**What you need to do:**
Write out the opening lines of the data word for word, up to and including the line with "0.05, 0.0495, 0.0476, 0.0458, 0.0439, 0.042];", and leave every picture and every later line out.
--- start Data extract ---
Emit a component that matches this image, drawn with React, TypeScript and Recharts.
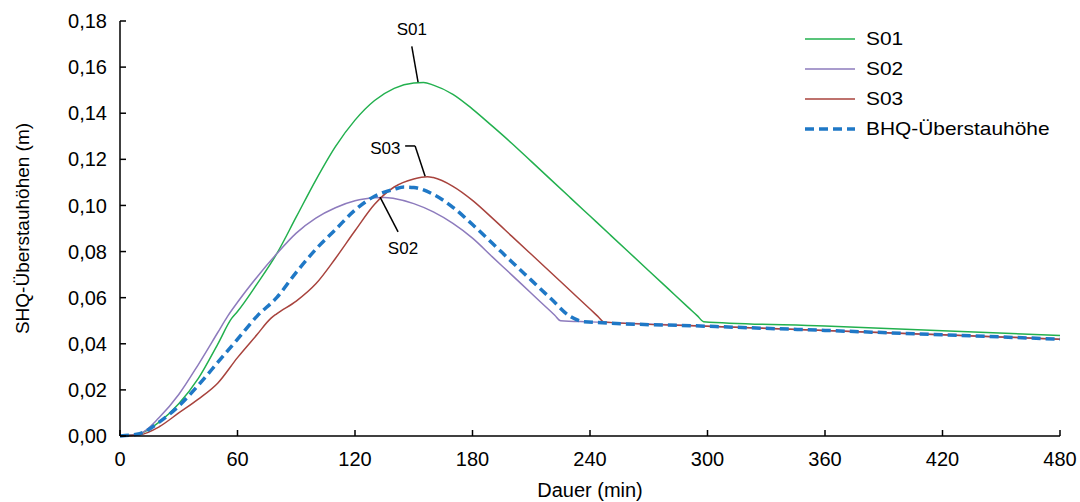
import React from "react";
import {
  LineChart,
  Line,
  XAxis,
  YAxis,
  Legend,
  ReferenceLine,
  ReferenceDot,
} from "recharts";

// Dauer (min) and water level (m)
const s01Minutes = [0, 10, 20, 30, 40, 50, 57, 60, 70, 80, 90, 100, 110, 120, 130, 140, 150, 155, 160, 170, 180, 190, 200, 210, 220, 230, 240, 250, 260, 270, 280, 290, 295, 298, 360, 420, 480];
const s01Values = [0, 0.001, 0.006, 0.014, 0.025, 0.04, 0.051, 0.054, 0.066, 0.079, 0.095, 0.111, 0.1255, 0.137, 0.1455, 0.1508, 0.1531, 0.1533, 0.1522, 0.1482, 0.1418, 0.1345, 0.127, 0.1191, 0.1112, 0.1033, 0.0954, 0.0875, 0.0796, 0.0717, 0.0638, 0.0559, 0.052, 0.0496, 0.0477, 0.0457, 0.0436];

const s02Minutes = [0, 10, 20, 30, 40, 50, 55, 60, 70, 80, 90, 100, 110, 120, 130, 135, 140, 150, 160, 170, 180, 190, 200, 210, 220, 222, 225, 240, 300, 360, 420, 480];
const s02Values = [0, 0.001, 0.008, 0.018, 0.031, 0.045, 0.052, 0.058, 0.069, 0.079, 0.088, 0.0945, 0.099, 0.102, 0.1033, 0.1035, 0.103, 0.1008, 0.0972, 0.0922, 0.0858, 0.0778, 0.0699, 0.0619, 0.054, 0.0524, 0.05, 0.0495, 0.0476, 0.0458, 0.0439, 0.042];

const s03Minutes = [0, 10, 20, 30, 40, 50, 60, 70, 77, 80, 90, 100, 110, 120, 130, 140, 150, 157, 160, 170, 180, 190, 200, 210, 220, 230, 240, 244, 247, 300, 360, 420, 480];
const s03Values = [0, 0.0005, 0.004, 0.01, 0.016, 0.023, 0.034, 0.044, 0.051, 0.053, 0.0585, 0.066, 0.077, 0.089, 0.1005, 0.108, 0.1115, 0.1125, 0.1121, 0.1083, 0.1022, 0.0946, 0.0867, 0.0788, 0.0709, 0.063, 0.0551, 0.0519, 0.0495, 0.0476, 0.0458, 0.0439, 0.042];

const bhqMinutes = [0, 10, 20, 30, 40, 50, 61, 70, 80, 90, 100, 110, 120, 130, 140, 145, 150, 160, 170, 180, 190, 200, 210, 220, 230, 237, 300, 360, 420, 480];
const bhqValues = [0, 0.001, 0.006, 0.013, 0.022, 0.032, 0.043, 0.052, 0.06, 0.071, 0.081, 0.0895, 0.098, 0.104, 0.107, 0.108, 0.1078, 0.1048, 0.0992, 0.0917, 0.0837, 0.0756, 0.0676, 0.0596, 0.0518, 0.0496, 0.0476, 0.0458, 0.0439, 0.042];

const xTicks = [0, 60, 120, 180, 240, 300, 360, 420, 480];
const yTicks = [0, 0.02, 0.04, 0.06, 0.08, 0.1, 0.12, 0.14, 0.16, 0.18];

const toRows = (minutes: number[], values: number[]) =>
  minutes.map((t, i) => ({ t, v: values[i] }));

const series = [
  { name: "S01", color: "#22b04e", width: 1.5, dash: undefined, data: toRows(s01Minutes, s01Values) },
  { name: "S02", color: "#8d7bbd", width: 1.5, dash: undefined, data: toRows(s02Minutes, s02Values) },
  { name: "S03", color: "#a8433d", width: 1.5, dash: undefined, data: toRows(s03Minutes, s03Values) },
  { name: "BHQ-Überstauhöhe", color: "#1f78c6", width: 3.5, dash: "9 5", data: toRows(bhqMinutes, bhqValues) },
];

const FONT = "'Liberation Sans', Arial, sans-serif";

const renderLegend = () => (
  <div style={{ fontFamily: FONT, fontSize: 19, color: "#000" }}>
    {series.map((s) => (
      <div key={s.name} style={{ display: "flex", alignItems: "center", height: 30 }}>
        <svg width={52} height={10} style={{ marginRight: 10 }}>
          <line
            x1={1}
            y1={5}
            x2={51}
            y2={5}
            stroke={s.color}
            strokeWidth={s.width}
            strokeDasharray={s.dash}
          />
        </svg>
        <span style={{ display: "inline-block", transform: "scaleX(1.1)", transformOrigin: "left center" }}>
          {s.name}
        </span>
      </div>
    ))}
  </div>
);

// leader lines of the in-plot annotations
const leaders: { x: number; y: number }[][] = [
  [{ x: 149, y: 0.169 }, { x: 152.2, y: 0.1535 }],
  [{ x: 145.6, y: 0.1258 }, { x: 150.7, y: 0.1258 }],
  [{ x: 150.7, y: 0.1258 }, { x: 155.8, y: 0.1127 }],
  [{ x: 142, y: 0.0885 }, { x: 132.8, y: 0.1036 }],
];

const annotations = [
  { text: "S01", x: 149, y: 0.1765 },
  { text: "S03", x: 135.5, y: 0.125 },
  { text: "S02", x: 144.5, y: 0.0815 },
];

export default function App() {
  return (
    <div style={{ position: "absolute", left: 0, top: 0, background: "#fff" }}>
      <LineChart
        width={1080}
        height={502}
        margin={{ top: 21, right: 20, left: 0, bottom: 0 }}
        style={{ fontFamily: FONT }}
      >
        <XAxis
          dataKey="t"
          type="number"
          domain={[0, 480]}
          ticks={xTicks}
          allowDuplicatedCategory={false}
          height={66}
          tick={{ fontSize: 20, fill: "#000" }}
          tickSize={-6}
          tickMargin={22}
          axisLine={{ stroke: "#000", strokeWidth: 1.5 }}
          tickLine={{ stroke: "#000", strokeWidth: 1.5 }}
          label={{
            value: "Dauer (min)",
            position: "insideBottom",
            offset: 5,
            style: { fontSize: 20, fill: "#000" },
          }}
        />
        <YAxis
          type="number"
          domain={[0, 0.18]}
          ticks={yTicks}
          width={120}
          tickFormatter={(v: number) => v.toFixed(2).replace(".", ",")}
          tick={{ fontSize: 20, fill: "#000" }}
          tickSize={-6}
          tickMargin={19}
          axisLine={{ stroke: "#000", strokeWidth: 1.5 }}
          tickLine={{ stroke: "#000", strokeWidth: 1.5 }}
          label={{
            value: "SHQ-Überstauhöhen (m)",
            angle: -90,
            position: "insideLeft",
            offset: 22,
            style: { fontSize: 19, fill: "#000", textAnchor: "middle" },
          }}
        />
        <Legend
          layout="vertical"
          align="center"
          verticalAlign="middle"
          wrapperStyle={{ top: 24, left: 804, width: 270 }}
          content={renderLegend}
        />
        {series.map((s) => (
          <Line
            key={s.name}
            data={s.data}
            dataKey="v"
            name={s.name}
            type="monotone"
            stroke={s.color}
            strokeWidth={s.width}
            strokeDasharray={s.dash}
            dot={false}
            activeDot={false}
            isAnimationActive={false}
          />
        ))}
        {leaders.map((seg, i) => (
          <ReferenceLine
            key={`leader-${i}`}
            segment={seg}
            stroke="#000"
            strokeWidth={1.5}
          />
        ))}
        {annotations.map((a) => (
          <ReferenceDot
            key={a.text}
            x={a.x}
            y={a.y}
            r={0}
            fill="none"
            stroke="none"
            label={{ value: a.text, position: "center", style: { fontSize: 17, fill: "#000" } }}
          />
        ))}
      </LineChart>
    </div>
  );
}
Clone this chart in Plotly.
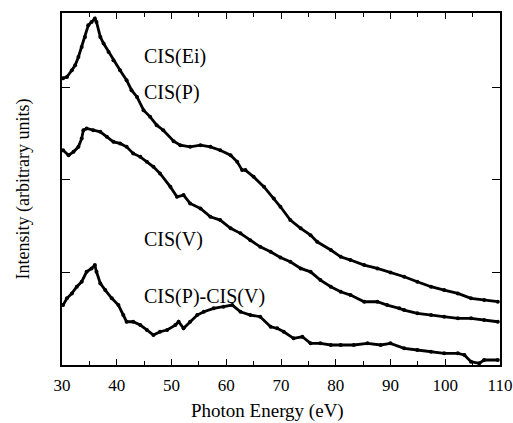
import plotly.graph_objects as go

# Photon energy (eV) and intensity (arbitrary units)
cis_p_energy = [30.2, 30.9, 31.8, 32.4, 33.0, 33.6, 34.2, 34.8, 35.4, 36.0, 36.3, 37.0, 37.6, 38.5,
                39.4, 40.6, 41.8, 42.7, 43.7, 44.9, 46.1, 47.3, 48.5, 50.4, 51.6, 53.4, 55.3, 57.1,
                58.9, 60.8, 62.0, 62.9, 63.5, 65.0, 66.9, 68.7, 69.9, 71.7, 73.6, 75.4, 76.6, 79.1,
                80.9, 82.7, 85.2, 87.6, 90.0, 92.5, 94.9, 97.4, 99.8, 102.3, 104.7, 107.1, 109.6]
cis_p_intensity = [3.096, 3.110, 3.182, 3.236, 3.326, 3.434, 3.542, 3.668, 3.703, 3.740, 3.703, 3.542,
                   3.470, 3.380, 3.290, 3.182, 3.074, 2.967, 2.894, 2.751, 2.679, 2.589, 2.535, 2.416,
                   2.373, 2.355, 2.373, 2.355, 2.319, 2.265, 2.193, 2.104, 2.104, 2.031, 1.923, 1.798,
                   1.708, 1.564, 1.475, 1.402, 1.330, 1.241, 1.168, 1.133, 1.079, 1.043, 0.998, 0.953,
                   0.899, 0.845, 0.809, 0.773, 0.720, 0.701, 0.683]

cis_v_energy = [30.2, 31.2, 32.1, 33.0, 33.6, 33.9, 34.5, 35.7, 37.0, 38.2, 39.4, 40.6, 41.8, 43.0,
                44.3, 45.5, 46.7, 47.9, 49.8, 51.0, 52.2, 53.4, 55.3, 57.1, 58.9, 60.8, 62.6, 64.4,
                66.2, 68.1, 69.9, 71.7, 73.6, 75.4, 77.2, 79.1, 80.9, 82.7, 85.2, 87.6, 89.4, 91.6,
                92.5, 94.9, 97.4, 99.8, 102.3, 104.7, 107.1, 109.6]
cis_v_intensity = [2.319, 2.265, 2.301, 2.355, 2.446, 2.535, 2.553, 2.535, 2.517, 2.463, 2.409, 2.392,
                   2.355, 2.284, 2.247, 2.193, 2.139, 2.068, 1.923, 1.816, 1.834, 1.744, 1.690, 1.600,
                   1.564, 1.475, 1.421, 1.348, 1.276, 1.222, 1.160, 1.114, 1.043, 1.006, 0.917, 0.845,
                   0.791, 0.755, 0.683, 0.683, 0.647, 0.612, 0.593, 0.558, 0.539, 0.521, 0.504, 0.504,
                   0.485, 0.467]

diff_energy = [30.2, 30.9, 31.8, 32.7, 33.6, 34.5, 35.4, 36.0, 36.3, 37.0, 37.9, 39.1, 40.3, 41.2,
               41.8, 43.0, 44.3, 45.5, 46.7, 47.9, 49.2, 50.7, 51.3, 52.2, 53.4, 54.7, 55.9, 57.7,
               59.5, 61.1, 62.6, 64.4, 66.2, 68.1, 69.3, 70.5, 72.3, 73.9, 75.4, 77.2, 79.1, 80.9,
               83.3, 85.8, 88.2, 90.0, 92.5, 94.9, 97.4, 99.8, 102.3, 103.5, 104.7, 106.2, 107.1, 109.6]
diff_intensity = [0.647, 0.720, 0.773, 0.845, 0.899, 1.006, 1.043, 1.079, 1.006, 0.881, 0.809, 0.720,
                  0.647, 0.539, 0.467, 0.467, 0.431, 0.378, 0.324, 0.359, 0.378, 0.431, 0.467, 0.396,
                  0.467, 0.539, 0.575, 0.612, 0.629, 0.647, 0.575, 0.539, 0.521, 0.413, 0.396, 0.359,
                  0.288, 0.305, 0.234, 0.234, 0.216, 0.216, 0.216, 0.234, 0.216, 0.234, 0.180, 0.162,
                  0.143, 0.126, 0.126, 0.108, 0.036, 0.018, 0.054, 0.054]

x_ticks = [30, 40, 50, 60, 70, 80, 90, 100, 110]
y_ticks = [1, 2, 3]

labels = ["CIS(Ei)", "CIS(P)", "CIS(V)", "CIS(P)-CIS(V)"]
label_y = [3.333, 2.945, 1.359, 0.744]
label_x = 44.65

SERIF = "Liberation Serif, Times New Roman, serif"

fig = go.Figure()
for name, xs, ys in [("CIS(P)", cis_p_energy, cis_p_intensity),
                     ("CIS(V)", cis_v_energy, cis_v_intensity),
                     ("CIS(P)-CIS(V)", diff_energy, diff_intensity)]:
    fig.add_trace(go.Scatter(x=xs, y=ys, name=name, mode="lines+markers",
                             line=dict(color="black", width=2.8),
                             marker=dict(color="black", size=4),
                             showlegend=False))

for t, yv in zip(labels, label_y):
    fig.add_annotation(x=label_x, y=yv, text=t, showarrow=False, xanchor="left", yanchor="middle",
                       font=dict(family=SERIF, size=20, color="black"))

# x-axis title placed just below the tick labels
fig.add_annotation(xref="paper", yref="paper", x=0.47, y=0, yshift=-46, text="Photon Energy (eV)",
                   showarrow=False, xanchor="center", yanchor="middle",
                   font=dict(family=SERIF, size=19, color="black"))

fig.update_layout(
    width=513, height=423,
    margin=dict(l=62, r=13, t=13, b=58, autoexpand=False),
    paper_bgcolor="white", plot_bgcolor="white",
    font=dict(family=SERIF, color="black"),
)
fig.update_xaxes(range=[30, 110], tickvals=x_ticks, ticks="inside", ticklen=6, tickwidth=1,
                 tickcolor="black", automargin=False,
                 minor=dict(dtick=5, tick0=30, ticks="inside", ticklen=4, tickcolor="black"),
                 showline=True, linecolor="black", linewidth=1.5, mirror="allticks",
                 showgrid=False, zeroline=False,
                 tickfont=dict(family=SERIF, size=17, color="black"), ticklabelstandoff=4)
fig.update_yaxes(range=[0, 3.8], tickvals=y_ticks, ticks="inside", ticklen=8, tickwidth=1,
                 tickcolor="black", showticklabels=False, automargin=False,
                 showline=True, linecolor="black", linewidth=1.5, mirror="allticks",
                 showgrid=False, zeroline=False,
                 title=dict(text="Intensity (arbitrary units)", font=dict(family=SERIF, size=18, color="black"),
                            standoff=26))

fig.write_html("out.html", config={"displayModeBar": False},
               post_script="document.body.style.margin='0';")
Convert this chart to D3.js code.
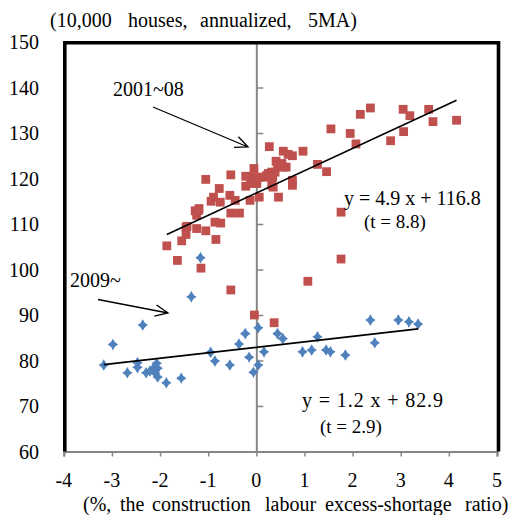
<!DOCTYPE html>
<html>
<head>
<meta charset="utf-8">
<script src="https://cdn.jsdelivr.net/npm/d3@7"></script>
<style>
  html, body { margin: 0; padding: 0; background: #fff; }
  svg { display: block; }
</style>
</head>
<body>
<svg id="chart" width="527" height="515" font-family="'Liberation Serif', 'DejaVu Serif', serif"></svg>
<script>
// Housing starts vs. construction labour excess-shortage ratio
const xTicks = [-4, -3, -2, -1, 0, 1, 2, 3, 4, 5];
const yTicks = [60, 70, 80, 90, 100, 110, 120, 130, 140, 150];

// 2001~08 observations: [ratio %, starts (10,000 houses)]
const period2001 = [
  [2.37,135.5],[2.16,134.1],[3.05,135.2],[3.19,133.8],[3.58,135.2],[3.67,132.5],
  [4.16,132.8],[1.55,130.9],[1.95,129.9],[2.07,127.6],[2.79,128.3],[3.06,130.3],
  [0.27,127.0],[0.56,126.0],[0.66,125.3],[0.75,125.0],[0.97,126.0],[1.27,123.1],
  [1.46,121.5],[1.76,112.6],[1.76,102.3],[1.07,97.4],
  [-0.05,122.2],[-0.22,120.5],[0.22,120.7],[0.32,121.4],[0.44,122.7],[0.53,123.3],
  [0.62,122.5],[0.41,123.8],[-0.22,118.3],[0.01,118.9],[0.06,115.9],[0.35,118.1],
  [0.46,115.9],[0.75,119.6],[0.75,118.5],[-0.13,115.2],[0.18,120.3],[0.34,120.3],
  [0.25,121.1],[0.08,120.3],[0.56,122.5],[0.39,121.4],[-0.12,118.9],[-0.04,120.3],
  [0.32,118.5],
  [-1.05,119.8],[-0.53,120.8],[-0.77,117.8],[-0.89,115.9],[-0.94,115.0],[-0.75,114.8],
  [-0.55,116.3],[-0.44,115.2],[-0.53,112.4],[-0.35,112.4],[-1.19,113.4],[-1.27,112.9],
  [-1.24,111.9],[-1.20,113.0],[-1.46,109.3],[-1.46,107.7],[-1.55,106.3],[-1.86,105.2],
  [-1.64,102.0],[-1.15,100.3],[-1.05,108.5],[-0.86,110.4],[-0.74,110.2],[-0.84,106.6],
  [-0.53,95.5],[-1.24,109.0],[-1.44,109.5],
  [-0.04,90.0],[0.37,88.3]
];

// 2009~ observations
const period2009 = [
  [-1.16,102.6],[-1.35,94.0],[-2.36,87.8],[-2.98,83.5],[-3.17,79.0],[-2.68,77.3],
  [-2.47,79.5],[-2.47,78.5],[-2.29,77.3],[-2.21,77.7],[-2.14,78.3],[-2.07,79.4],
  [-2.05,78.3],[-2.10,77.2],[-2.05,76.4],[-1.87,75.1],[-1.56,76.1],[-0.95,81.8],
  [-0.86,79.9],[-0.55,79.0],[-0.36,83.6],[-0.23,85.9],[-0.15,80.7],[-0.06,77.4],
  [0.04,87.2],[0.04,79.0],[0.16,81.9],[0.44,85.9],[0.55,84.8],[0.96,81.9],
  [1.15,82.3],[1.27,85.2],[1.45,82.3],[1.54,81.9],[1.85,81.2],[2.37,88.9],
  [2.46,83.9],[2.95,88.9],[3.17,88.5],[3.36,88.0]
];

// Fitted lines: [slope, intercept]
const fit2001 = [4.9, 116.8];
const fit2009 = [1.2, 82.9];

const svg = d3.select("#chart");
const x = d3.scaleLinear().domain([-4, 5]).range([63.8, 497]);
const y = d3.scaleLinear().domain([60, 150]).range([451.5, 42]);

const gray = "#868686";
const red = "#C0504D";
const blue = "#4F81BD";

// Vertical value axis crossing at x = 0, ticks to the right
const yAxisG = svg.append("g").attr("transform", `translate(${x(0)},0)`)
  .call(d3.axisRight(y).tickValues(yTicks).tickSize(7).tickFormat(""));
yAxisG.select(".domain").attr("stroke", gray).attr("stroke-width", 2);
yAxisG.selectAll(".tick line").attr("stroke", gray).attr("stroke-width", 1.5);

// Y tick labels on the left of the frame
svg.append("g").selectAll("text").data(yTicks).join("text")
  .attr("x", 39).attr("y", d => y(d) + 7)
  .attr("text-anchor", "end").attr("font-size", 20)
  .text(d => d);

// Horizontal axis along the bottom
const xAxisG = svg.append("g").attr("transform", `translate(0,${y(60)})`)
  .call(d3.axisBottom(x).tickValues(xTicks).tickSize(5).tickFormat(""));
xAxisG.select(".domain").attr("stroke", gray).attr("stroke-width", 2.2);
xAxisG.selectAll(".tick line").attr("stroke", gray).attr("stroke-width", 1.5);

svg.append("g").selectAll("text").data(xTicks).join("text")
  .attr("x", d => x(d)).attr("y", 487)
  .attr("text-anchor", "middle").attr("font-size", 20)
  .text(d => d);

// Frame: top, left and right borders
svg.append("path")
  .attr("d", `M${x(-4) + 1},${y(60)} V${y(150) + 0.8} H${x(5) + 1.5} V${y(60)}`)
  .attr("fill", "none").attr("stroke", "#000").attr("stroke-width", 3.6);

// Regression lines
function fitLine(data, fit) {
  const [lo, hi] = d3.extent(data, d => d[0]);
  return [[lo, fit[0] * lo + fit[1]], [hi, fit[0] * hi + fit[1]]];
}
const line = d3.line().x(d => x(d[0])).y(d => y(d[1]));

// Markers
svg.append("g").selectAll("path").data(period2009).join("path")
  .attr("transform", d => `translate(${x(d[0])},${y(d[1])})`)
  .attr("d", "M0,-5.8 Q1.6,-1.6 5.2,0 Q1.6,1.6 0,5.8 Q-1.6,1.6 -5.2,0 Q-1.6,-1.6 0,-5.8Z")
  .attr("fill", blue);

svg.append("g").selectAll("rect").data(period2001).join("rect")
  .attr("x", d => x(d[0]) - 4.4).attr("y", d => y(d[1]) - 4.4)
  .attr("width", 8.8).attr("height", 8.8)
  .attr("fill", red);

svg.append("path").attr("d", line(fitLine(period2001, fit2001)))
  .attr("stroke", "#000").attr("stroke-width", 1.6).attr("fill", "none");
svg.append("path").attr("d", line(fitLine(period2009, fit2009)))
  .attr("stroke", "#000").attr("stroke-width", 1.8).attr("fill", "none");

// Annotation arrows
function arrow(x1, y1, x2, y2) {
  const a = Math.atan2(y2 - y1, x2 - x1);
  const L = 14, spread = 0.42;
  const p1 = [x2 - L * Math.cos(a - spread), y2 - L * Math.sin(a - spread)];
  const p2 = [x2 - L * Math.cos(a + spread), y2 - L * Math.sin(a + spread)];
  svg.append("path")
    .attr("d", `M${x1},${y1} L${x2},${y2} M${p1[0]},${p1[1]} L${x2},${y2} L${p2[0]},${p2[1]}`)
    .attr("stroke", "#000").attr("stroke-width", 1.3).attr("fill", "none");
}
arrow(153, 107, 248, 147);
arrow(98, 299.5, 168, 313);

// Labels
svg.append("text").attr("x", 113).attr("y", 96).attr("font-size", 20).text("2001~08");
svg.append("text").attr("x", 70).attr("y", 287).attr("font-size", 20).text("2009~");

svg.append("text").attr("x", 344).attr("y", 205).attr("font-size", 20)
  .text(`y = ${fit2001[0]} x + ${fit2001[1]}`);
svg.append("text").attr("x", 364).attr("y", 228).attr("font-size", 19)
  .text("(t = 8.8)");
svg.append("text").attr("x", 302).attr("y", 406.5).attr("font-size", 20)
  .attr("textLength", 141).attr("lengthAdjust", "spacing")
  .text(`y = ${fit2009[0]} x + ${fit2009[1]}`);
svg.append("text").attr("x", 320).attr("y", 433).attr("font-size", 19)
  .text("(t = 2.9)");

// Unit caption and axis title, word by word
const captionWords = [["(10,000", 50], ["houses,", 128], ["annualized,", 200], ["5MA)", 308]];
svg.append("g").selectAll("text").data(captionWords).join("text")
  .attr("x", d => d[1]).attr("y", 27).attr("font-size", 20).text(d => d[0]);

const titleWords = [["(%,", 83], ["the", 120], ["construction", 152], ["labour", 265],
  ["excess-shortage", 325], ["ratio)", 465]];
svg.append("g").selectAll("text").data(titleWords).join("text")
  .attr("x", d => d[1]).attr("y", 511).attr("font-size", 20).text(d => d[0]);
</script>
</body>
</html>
--- end Data extract ---
**In response:**
Emit a component that matches this image, drawn with React, TypeScript and Recharts.
import React from "react";
import {
  LineChart,
  Line,
  XAxis,
  YAxis,
  Legend,
  ReferenceLine,
  ReferenceDot,
} from "recharts";

// Dauer (min) and water level (m)
const s01Minutes = [0, 10, 20, 30, 40, 50, 57, 60, 70, 80, 90, 100, 110, 120, 130, 140, 150, 155, 160, 170, 180, 190, 200, 210, 220, 230, 240, 250, 260, 270, 280, 290, 295, 298, 360, 420, 480];
const s01Values = [0, 0.001, 0.006, 0.014, 0.025, 0.04, 0.051, 0.054, 0.066, 0.079, 0.095, 0.111, 0.1255, 0.137, 0.1455, 0.1508, 0.1531, 0.1533, 0.1522, 0.1482, 0.1418, 0.1345, 0.127, 0.1191, 0.1112, 0.1033, 0.0954, 0.0875, 0.0796, 0.0717, 0.0638, 0.0559, 0.052, 0.0496, 0.0477, 0.0457, 0.0436];

const s02Minutes = [0, 10, 20, 30, 40, 50, 55, 60, 70, 80, 90, 100, 110, 120, 130, 135, 140, 150, 160, 170, 180, 190, 200, 210, 220, 222, 225, 240, 300, 360, 420, 480];
const s02Values = [0, 0.001, 0.008, 0.018, 0.031, 0.045, 0.052, 0.058, 0.069, 0.079, 0.088, 0.0945, 0.099, 0.102, 0.1033, 0.1035, 0.103, 0.1008, 0.0972, 0.0922, 0.0858, 0.0778, 0.0699, 0.0619, 0.054, 0.0524, 0.05, 0.0495, 0.0476, 0.0458, 0.0439, 0.042];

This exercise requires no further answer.